Security considerations differ by model but are equally material. SaaS ERP customers should validate encryption standards, tenant isolation, identity federation, privileged access controls, logging, incident response commitments, vulnerability management, and compliance certifications relevant to their industry. For custom platforms, the enterprise must own secure software development lifecycle practices, secrets management, patching, dependency scanning, endpoint protection for administrators, and disaster recovery testing. In both cases, data classification, least-privilege access, and audit-ready control evidence should be designed early rather than added after go-live.
Scalability and Architecture Trade-Offs
SaaS cloud ERP generally scales well for transaction growth, geographic expansion, and additional legal entities because the vendor operates the core platform. The enterprise still needs to design for integration scalability, reporting performance, and data lifecycle management. Custom platforms can scale effectively when built on modern cloud-native architecture with modular services, event-driven integration, infrastructure as code, and automated testing. The challenge is that many internal platforms begin as tactical solutions and later struggle under enterprise load because nonfunctional requirements were not funded from the start.

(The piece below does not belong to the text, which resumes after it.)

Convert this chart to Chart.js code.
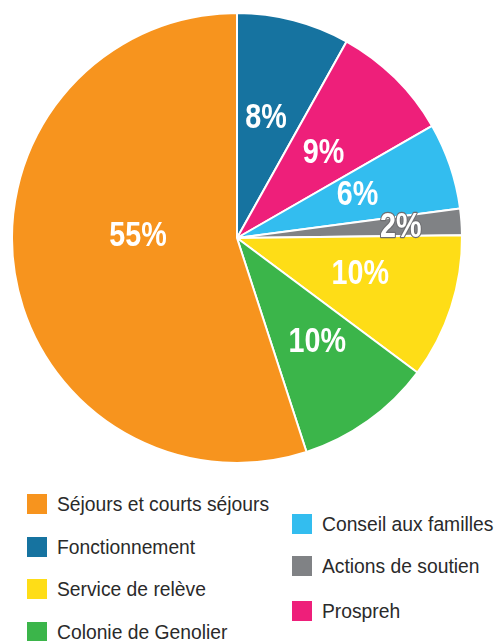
<!DOCTYPE html>
<html>
<head>
<meta charset="utf-8">
<script src="https://cdn.jsdelivr.net/npm/chart.js@4.4.0/dist/chart.umd.min.js"></script>
<style>
  html, body { margin: 0; padding: 0; background: #fff; }
  body { width: 494px; height: 641px; position: relative; overflow: hidden; }
  #pieBox { position: absolute; left: 0; top: 12px; width: 474px; height: 452px; }
  .leg { position: absolute; height: 20px; white-space: nowrap;
         font-family: "Liberation Sans", Arial, sans-serif; font-size: 20.5px; color: #2a2a2a; }
  .leg span.sw { position: absolute; left: 0; top: 0; width: 20px; height: 20px; }
  .leg span.tx { position: absolute; left: 30px; top: -2px; line-height: 24px;
                 transform: scaleX(0.94); transform-origin: 0 50%; }
</style>
</head>
<body>
<div id="pieBox"><canvas id="pieChart"></canvas></div>
<div id="legend"></div>
<script>
// slices, clockwise from 12 o'clock
const sliceLabels = ['Fonctionnement', 'Prospreh', 'Conseil aux familles', 'Actions de soutien',
                     'Service de relève', 'Colonie de Genolier', 'Séjours et courts séjours'];
const sliceValues = [8.1, 8.6, 6.2, 1.9, 10.4, 9.8, 55.0];
const sliceText   = ['8%', '9%', '6%', '2%', '10%', '10%', '55%'];
const sliceColors = ['#1673a0', '#ee1f7a', '#33bdef', '#808285', '#fedd17', '#3bb54a', '#f7941e'];

// legend columns
const legendLeft  = ['Séjours et courts séjours', 'Fonctionnement', 'Service de relève', 'Colonie de Genolier'];
const legendRight = ['Conseil aux familles', 'Actions de soutien', 'Prospreh'];

document.addEventListener('DOMContentLoaded', function () {

    // label placement: fraction of radius and angle shift (deg) from mid-angle
    const labelPlace = [[0.55, -1], [0.54, 0.8], [0.57, -1.3], [0.73, 0], [0.57, -2], [0.58, -2.3], [0.44, 10.5]];
    const narrow = 0.82; // squeeze bold sans to look condensed

    const pieLabels = {
        id: 'pieLabels',
        afterDatasetsDraw(chart) {
            const ctx = chart.ctx;
            const arcs = chart.getDatasetMeta(0).data;
            arcs.forEach((arc, i) => {
                const p = arc.getProps(['x', 'y', 'startAngle', 'endAngle', 'outerRadius'], true);
                const mid = (p.startAngle + p.endAngle) / 2 + labelPlace[i][1] * Math.PI / 180;
                const r = p.outerRadius * labelPlace[i][0];
                const x = p.x + Math.cos(mid) * r;
                const y = p.y + Math.sin(mid) * r + 1;
                ctx.save();
                ctx.translate(x, y);
                ctx.scale(narrow, 1);
                ctx.textAlign = 'center';
                ctx.textBaseline = 'middle';
                ctx.font = 'bold 35px "Liberation Sans", Arial, sans-serif';
                if (sliceValues[i] < 3) {
                    ctx.lineWidth = 2.5;
                    ctx.strokeStyle = '#6d6e71';
                    ctx.lineJoin = 'round';
                    ctx.strokeText(sliceText[i], 0, 0);
                }
                ctx.fillStyle = '#ffffff';
                ctx.fillText(sliceText[i], 0, 0);
                ctx.restore();
            });
        }
    };

    new Chart(document.getElementById('pieChart').getContext('2d'), {
        type: 'pie',
        data: {
            labels: sliceLabels,
            datasets: [{
                data: sliceValues,
                backgroundColor: sliceColors,
                borderColor: '#ffffff',
                borderWidth: 2
            }]
        },
        options: {
            responsive: true,
            maintainAspectRatio: false,
            animation: false,
            layout: { padding: 0 },
            plugins: {
                legend: { display: false },
                tooltip: { enabled: false }
            }
        },
        plugins: [pieLabels]
    });

    // legend, two columns
    const legendBox = document.getElementById('legend');
    function addItem(name, left, top) {
        const el = document.createElement('div');
        el.className = 'leg';
        el.style.left = left + 'px';
        el.style.top = top + 'px';
        const sw = document.createElement('span');
        sw.className = 'sw';
        sw.style.background = sliceColors[sliceLabels.indexOf(name)];
        const tx = document.createElement('span');
        tx.className = 'tx';
        tx.textContent = name;
        el.appendChild(sw);
        el.appendChild(tx);
        legendBox.appendChild(el);
    }
    const leftTops = [494, 537, 579, 622];
    const rightTops = [514, 556, 601];
    legendLeft.forEach((n, i) => addItem(n, 27, leftTops[i]));
    legendRight.forEach((n, i) => addItem(n, 292, rightTops[i]));
});
</script>
</body>
</html>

| Architecture Question | SaaS ERP Implication | Custom Platform Implication |
|---|---|---|
| Multi-country expansion | Usually supported through standard localization packs and entity structures | Requires country-specific tax, compliance, and reporting development |
| High integration volume | Needs API strategy, middleware, and vendor rate-limit planning | Needs API product design, monitoring, and support ownership |
| Advanced analytics | Often uses external data warehouse and BI stack | Requires data model design and analytics engineering |
| Peak transaction periods | Vendor handles core elasticity, customer manages process readiness | Customer must engineer autoscaling, resilience, and performance testing |
Implementation Roadmap and Migration Guidance
A disciplined implementation roadmap reduces both cost overruns and adoption risk. Phase 1 should establish business case assumptions, process scope, target operating model, data ownership, security requirements, and integration inventory. Phase 2 should complete solution design, fit-gap analysis, reporting requirements, and migration strategy. Phase 3 should execute configuration or build, integration development, test automation, role-based training, and control validation. Phase 4 should focus on cutover rehearsal, hypercare planning, KPI baselining, and support transition. Phase 5 should address post-go-live optimization, release governance, and AI enablement.

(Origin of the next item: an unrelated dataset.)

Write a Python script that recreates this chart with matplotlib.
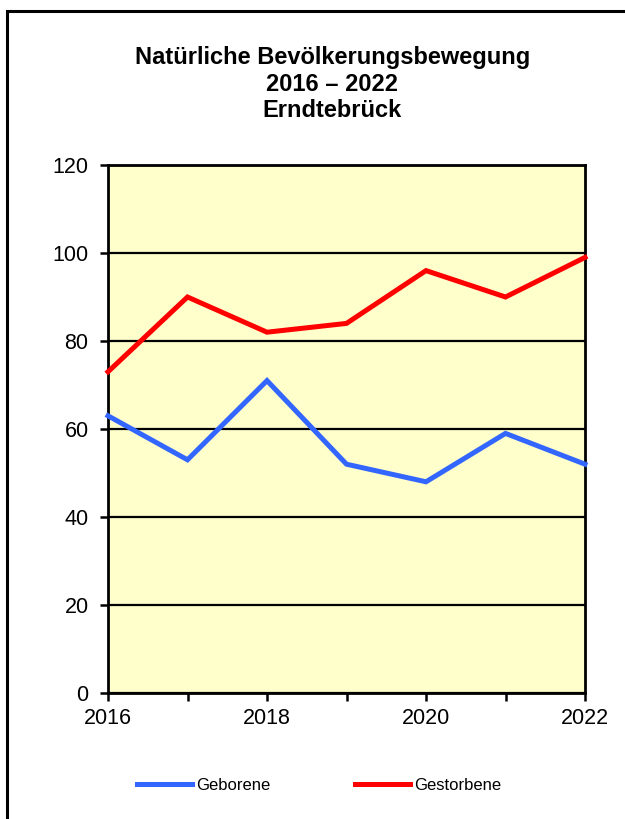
import matplotlib
matplotlib.use("Agg")
import matplotlib.pyplot as plt
from matplotlib.patches import Rectangle

years = [2016, 2017, 2018, 2019, 2020, 2021, 2022]
geborene = [63, 53, 71, 52, 48, 59, 52]
gestorbene = [73, 90, 82, 84, 96, 90, 99]
title_lines = ["Natürliche Bevölkerungsbewegung", "2016 – 2022", "Erndtebrück"]
xtick_labels = ["2016", "", "2018", "", "2020", "", "2022"]
yticks = [0, 20, 40, 60, 80, 100, 120]

plt.rcParams['font.family'] = ['Liberation Sans', 'DejaVu Sans']

W, H = 625, 819
fig = plt.figure(figsize=(W / 100, H / 100), dpi=100)

# outer border
fig.patches.append(Rectangle((7 / W, -0.05), (W - 7 + 20) / W, 1.05 - 11 / H,
                             transform=fig.transFigure, fill=False,
                             edgecolor='black', linewidth=2.2, zorder=0))

ax = fig.add_axes([108 / W, 1 - 693 / H, (585 - 108) / W, (693 - 165) / H])
ax.set_facecolor('#FFFFCC')

ax.plot(years, geborene, color='#3366FF', lw=3.6, label='Geborene',
        solid_joinstyle='miter', zorder=3)
ax.plot(years, gestorbene, color='#FF0000', lw=3.6, label='Gestorbene',
        solid_joinstyle='miter', zorder=3)

ax.set_xlim(years[0], years[-1])
ax.set_ylim(0, 120)
ax.set_yticks(yticks)
ax.set_xticks(years)
ax.set_xticklabels(xtick_labels)
ax.yaxis.grid(True, color='black', lw=1.6)
ax.set_axisbelow(True)
for s in ax.spines.values():
    s.set_linewidth(2)
    s.set_color('black')
ax.tick_params(axis='both', direction='out', length=6, width=1.8,
               labelsize=15.5, colors='black')
ax.tick_params(axis='x', pad=5)
ax.tick_params(axis='y', pad=8)
for ln in ax.lines:
    ln.set_clip_on(False)

fig.text(0.5 * (135 + 530) / W, 1 - 46 / H, "\n".join(title_lines),
         ha='center', va='top', fontsize=17, fontweight='bold',
         linespacing=1.2)

fig.legend(loc='center', bbox_to_anchor=(319 / W, 1 - 785 / H), ncol=2,
           frameon=False, fontsize=12, handlelength=3.3, handletextpad=0.25,
           columnspacing=5.1)

fig.savefig('out.png', dpi=100)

Migration guidance should be pragmatic rather than exhaustive. Not all historical data belongs in the new platform. Enterprises should define what must be converted for operational continuity, what should remain in an archive, and what can be exposed through a reporting layer. For SaaS ERP, migration success depends on master data quality, chart of accounts rationalization, supplier and customer deduplication, and clean inventory records. For custom platforms, migration also includes validating that the new data model supports future reporting, controls, and integrations without recreating legacy complexity.
AI Opportunities in Both Models
AI opportunities should be evaluated as business capabilities, not as standalone features. In SaaS ERP, the most practical use cases include invoice capture, expense classification, demand forecasting, anomaly detection in financial postings, procurement recommendations, service case summarization, and natural language reporting. The advantage is faster access to vendor-delivered models and embedded workflows. The limitation is reduced control over model behavior and data processing design.
Custom platforms can support more tailored AI use cases such as proprietary pricing optimization, production scheduling recommendations, contract risk scoring, or customer-specific service automation. However, these benefits require MLOps, data engineering, model governance, monitoring for drift, and clear accountability for human review. Enterprises should avoid embedding AI into unstable processes. Standardize workflows first, then automate, then apply AI where decision quality or cycle time can be measurably improved.
Best Practices, Executive Recommendations, and Future Trends
Best practice is to compare options using a five-year operating model lens rather than a one-year budget lens. Build a scenario-based TCO model that includes licenses or engineering labor, implementation, integrations, security operations, support, upgrades, analytics, and change management. Use process criticality to decide where standardization is acceptable and where differentiation is worth funding. Establish architecture principles early, especially around APIs, identity, data ownership, and reporting. Treat governance as a cost-control mechanism, not an administrative overhead.
Executive recommendations are straightforward. Choose SaaS cloud ERP when the strategic priority is process standardization, faster deployment, lower platform ownership burden, and predictable scaling across finance, procurement, inventory, CRM, HR, and reporting. Choose a custom platform only when differentiated processes create measurable business value and the organization is prepared to fund product management, engineering, security, and platform operations as enduring capabilities. In many cases, the most effective model is hybrid: use SaaS ERP for core transactional processes and build targeted custom applications around the edges through APIs and workflow automation.
Future trends will make this comparison more nuanced. ERP vendors are expanding AI copilots, industry clouds, low-code extension frameworks, and composable integration patterns, reducing the need for deep customization. At the same time, platform engineering practices, serverless architecture, and managed cloud services are lowering some barriers to custom development. The likely direction for large enterprises is not pure SaaS or pure custom, but governed composability: a standardized ERP core, integrated data platform, and selective custom services for differentiated workflows. The organizations that perform best will be those that align technology economics with operating model discipline.